Nunca más se vio a Morais pegarle igual a nadie. El hombre, que era un actor de reparto en esa formación portuguesa en la que brillaban Augusto, Coluna y, en especial, Eusebio, era un tipo tranquilo, más técnico que picapiedras, pero que en un rapto decidió, como si se tratara de un peleador de Mortal Kombat, hacerle un fatality al jugador más valioso del Mundial de Inglaterra.
Morais diría años después que Pelé era bravísimo y que también le pegó y que nunca imaginó que sus golpes lo iban a dejar fuera de combate.

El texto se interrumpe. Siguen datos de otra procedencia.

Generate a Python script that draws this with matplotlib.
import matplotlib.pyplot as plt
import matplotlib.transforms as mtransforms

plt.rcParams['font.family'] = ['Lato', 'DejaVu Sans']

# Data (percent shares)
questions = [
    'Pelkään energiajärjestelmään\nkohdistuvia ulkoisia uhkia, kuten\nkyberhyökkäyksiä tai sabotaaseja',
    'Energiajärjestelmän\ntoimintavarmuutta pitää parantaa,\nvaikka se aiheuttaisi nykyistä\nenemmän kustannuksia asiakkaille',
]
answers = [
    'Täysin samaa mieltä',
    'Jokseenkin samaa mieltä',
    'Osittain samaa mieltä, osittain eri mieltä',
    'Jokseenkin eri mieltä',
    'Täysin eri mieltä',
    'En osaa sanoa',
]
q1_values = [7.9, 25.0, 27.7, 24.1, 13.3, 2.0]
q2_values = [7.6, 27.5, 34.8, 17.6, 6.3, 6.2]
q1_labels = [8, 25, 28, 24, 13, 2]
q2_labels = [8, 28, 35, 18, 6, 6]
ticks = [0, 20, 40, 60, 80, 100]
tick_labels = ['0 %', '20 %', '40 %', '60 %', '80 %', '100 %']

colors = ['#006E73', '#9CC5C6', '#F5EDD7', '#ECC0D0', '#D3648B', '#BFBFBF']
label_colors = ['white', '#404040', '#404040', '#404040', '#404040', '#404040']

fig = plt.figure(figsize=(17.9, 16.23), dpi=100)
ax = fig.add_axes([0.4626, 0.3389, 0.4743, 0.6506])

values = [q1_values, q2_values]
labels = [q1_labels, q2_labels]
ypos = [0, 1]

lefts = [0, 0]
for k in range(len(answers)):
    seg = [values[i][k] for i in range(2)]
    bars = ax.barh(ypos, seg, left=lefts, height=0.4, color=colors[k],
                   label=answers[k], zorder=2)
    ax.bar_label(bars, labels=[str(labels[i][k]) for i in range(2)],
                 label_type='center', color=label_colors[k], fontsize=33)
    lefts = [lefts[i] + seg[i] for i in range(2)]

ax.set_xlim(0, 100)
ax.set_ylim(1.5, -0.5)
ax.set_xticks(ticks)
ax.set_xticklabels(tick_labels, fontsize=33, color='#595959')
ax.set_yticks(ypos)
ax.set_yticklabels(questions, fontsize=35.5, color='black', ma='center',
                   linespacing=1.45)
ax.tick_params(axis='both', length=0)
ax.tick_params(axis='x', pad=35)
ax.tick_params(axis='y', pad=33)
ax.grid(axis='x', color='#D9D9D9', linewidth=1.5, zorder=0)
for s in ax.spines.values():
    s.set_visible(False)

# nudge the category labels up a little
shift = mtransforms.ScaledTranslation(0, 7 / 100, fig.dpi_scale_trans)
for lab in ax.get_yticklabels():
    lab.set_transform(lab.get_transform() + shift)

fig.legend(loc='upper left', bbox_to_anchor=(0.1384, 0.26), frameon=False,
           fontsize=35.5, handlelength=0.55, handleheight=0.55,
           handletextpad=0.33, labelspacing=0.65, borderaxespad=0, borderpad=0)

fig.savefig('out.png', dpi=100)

Pensaba que el mundo había sido injusto juzgándolo tan fuerte por aquella acción que, definitivamente, lo ubicó del lado de los forajidos, no de los buenos, que en esencia era lo que representaba Morais.

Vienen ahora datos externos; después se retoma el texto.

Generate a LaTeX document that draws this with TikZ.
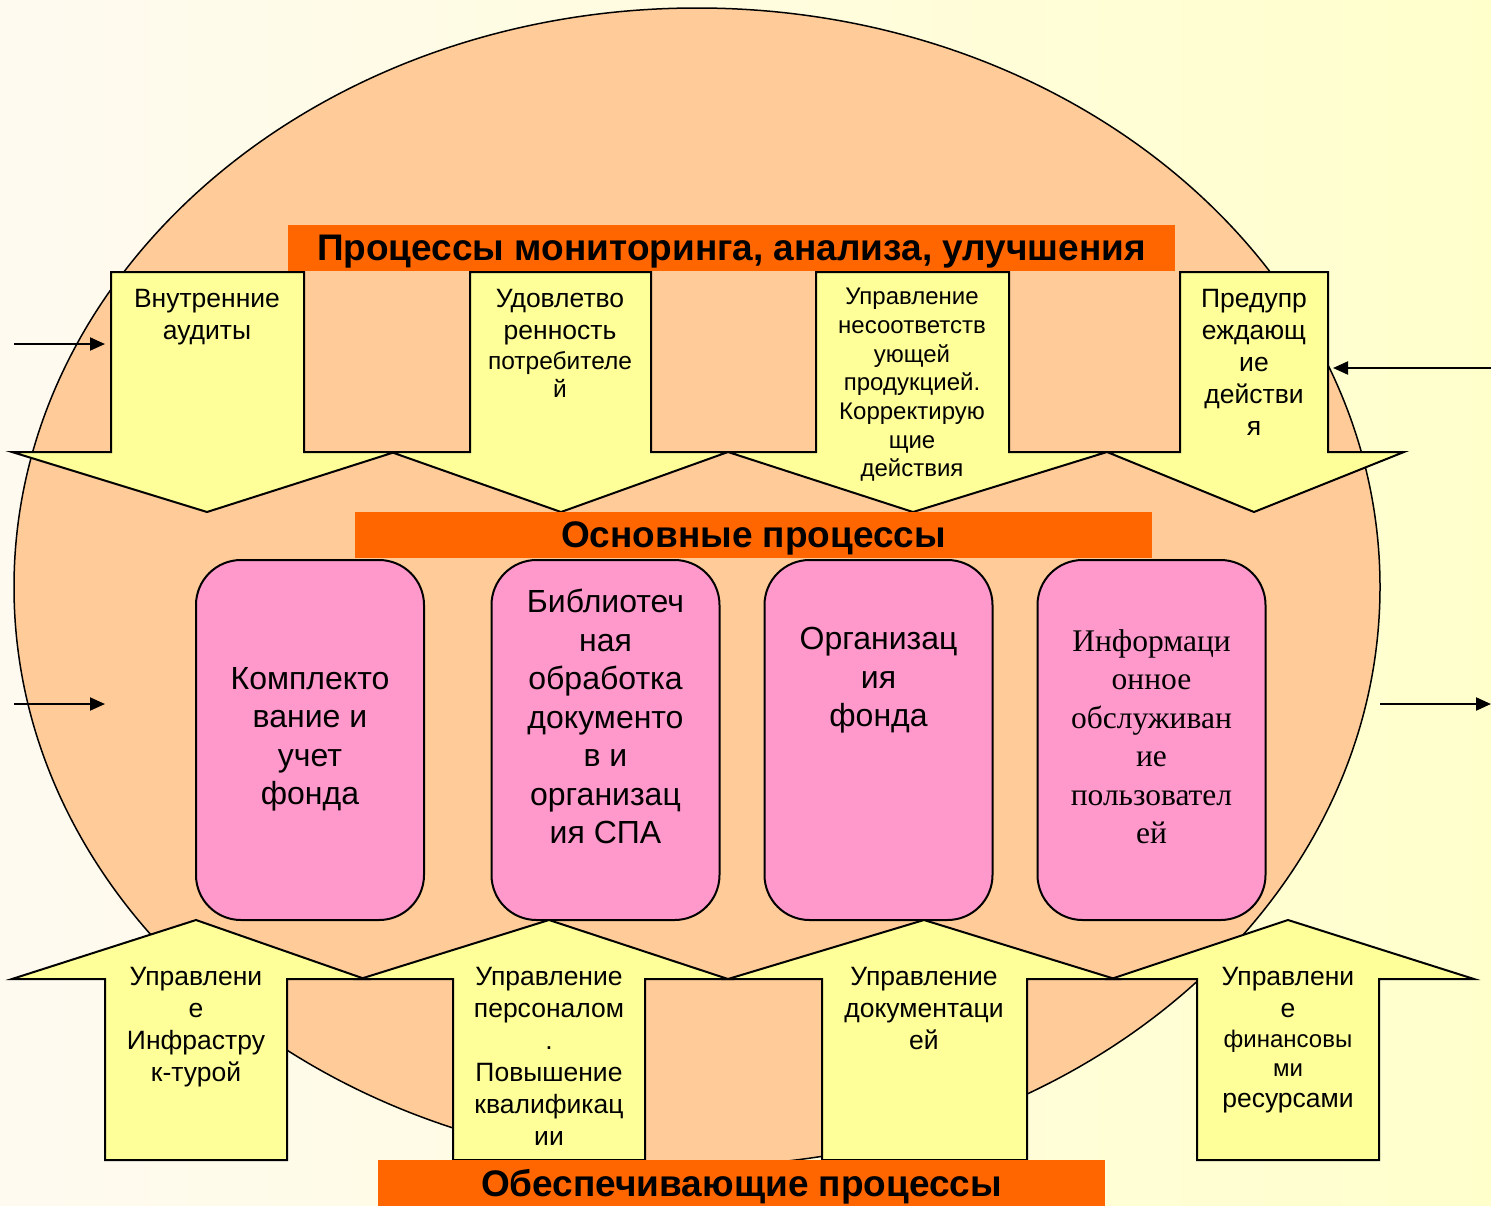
\documentclass[tikz,border=0pt]{standalone}
\usepackage{fontspec}
\setmainfont{Liberation Sans}
\newfontfamily\serifcyr{Liberation Serif}
\usetikzlibrary{arrows.meta}
\definecolor{peach}{RGB}{255,204,153}
\definecolor{lemon}{RGB}{255,255,153}
\definecolor{barorange}{RGB}{255,102,0}
\definecolor{rosepink}{RGB}{255,153,204}
\definecolor{paleleft}{RGB}{255,250,240}
\definecolor{paleright}{RGB}{255,255,204}
\tikzstyle{blockarrow} = [draw=black, line width=2pt, fill=lemon]
\tikzstyle{bar} = [fill=barorange, inner sep=0pt, text depth=0pt,
                   font=\fontsize{37}{42}\selectfont\bfseries]
\tikzstyle{procbox} = [draw=black, line width=2pt, fill=rosepink,
                       rounded corners=45pt, minimum width=228pt, minimum height=360pt]
\tikzstyle{proctext} = [align=center, anchor=north, inner sep=0pt,
                        font=\fontsize{32}{38.5}\selectfont]
\tikzstyle{arrowtext} = [align=center, anchor=north, inner sep=0pt,
                         font=\fontsize{26.5}{32}\selectfont]
\tikzstyle{smalltext} = [arrowtext, font=\fontsize{24}{28.7}\selectfont]
\tikzstyle{flow} = [line width=2pt, -{Triangle[length=15pt,width=13pt]}]
\newcommand{\sm}{\fontsize{24.5}{28}\selectfont}
\newcommand{\downblock}[5]{%
  \draw[blockarrow] (#1,272) -- (#2,272) -- (#2,452) -- (#4,452) -- (#5,512)
    -- (#3,452) -- (#1,452) -- cycle;}
\newcommand{\upblock}[5]{%
  \draw[blockarrow] (#1,1160) -- (#2,1160) -- (#2,979) -- (#4,979) -- (#5,920)
    -- (#3,979) -- (#1,979) -- cycle;}

\begin{document}
\begin{tikzpicture}[x=1pt, y=-1pt]
  \shade[left color=paleleft, right color=paleright] (0,0) rectangle (1491,1205);
  \useasboundingbox (0,0) rectangle (1491,1205);
  \draw[line width=1.5pt, fill=peach] (697,587) ellipse [x radius=683, y radius=579];

  \downblock{111}{304}{12}{395}{207}
  \downblock{470}{651}{391}{728}{561}
  \downblock{816}{1009}{728}{1107}{913}
  \downblock{1180}{1328}{1107}{1404}{1254}
  \node[arrowtext] (audit) at (207,289) {Внутренние\\аудиты};
  \node[arrowtext] (satisf) at (560,289) {Удовлетво\\ренность\\[-2pt]{\sm потребителе}\\[-4pt]{\sm й}};
  \node[smalltext] (noncon) at (912,288) {Управление\\несоответств\\ующей\\продукцией.\\Корректирую\\щие\\действия};
  \node[arrowtext] (prevent) at (1254,289) {Предупр\\еждающ\\ие\\действи\\я};

  \node[bar, minimum width=887, minimum height=46] (monbar) at (731.5,248)
    {Процессы мониторинга, анализа, улучшения};
  \node[bar, minimum width=797, minimum height=46] (mainbar) at (753.5,535)
    {Основные процессы};

  \node[procbox] (acquis) at (310,740) {};
  \node[procbox] (catalog) at (605.5,740) {};
  \node[procbox] (stock) at (878.5,740) {};
  \node[procbox] (service) at (1151.5,740) {};
  \node[proctext] at (acquis.center |- 0,667) {Комплекто\\вание и\\учет\\фонда};
  \node[proctext] at (catalog.center |- 0,589) {Библиотеч\\ная\\обработка\\документо\\в и\\организац\\ия СПА};
  \node[proctext] at (stock.center |- 0,627) {Организац\\ия\\фонда};
  \node[proctext, font=\fontsize{31.5}{38.5}\selectfont\serifcyr] at (service.center |- 0,629)
    {Информаци\\онное\\обслуживан\\ие\\пользовател\\ей};

  \upblock{105}{287}{12}{365}{196}
  \upblock{453}{645}{360}{728}{549}
  \upblock{822}{1027}{728}{1115}{924}
  \upblock{1197}{1379}{1111}{1474}{1288}
  \node[arrowtext] (infra) at (196,967) {Управлени\\е\\Инфрастру\\к-турой};
  \node[arrowtext] (staff) at (549,967) {Управление\\персоналом\\.\\Повышение\\квалификац\\ии};
  \node[arrowtext] (docs) at (924,967) {Управление\\документаци\\ей};
  \node[arrowtext] (finance) at (1288,967) {Управлени\\е\\[-2pt]{\fontsize{24}{30}\selectfont финансовы}\\[-3pt]{\fontsize{24}{30}\selectfont ми}\\[-1pt]ресурсами};

  \node[bar, minimum width=727, minimum height=46] (supbar) at (741.5,1183)
    {Обеспечивающие процессы};

  \coordinate (inA) at (14,344);
  \coordinate (inAend) at (105,344);
  \coordinate (inB) at (14,704);
  \coordinate (inBend) at (105,704);
  \coordinate (backA) at (1491,368);
  \coordinate (backAend) at (1333,368);
  \coordinate (outB) at (1380,704);
  \coordinate (outBend) at (1491,704);
  \draw[flow] (inA) -- (inAend);
  \draw[flow] (inB) -- (inBend);
  \draw[flow] (backA) -- (backAend);
  \draw[flow] (outB) -- (outBend);
\end{tikzpicture}
\end{document}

Ese fue su momento de extraña gloria que, además, opacó la que verdaderamente era su medalla más valiosa. Como jugador de fútbol se ubicaba en el lateral del Sporting de Lisboa, un club que, aunque crio a monstruos de la talla de Luis Figo y Cristiano Ronaldo, resulta ser casi que una definición de la tristeza portuguesa. El equipo que juega con uniforme de rayas blancas y verdes horizontales ha vivido siempre a la sombra de los poderosos Porto y Benfica y jamás se equiparó en victorias continentales a esos equipos. De hecho, una final de Europa que disputó en la Copa UEFA le pintó la gran opción de quitarse de encima ese mote de ser el perdedor elegido por el destino. En el 2004 se decidió que la final de la UEFA se disputaría en el estadio José Alvalade, casa del Sporting. La UEFA nombra los estadios sede de finales con una anticipación asombrosa. Lo curioso es que un año después el Sporting, el que jugaba en el Alvalade, clasificaba a la final del torneo, ante la sorpresa de todos. Su rival no era cualquier cosa: el CSKA de Moscú.

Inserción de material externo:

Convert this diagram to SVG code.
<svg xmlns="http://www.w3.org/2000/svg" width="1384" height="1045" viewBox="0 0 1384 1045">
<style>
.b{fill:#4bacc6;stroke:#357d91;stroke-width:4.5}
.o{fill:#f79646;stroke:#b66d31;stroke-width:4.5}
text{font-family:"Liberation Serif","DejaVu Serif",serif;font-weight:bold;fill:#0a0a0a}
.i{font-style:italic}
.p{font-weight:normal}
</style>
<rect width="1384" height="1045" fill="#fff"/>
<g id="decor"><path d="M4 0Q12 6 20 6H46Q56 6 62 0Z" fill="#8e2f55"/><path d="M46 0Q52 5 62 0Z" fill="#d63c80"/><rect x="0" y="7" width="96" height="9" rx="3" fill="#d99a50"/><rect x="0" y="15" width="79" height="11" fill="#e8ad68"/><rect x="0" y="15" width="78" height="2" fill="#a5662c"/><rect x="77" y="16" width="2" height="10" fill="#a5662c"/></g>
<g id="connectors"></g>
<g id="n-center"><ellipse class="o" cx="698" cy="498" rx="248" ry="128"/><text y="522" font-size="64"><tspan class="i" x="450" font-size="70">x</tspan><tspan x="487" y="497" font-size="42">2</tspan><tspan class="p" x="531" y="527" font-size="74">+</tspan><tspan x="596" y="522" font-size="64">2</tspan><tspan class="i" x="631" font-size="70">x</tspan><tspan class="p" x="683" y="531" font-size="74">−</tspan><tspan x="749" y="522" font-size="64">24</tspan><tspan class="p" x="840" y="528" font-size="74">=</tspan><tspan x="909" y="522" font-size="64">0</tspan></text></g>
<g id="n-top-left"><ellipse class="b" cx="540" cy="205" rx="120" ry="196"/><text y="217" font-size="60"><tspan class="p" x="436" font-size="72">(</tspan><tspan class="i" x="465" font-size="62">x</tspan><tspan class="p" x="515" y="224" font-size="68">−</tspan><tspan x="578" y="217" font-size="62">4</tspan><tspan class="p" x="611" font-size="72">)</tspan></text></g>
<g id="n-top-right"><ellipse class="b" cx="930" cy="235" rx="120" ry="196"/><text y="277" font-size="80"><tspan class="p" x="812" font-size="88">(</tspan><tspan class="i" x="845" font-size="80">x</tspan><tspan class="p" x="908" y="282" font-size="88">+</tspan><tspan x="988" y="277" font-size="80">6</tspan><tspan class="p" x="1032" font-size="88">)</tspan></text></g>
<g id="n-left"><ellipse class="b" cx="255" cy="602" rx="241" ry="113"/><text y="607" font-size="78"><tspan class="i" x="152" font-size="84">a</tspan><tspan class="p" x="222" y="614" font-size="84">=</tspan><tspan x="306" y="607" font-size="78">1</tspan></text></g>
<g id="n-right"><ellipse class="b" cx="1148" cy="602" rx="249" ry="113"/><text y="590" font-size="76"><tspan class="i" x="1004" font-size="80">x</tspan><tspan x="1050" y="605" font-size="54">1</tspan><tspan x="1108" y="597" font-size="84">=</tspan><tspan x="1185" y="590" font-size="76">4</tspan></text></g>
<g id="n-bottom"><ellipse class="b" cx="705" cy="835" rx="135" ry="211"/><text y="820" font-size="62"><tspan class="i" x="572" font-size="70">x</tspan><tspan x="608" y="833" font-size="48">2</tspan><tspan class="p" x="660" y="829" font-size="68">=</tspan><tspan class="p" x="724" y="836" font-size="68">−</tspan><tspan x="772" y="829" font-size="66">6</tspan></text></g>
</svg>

No existía forma humana de perder en la final, que, además, se jugaría en su propia casa. Pero el Sporting Lisboa está a prueba de cualquier buen juicio: se le escapó el trofeo al perder 1-3.
Morais tal vez resultó ser el único hombre capaz de proporcionarle a una hinchada muy sufrida su única gran victoria en tantos años de desatinos, decepciones y lágrimas. En la final de la Recopa —que era una UEFA o en estos tiempos, una Europa League—, el Sporting debía decidir el título contra el MTK de Budapest en el estadio Heysel, de Bruselas. Morais se enteró de que no iba a ser titular porque su entrenador necesitaba mucha más marca por su zona, pero él le imploró que no le quitara la chance de estar en ese instante. Empezó a convencerlo diciéndole que si él se quedaba en el banco de suplentes, perdería un excelente pateador de faltas y tiros de esquina, cosa que era cierta: Morais contaba con una técnica en la pegada muy refinada y ensayaba siempre a marcar goles olímpicos en las prácticas. El DT no aceptó y anunció que Hilario ocuparía su puesto. La cosa es que un día antes del encuentro el tal Hilario se lesionó. No tuvieron otra alternativa que ubicar a Morais en ese sitio.
Sporting de Lisboa ganó el trofeo venciendo al MTK de Budapest. Fue 1-0 y el gol lo hizo Morais. Y claro, fue gol olímpico.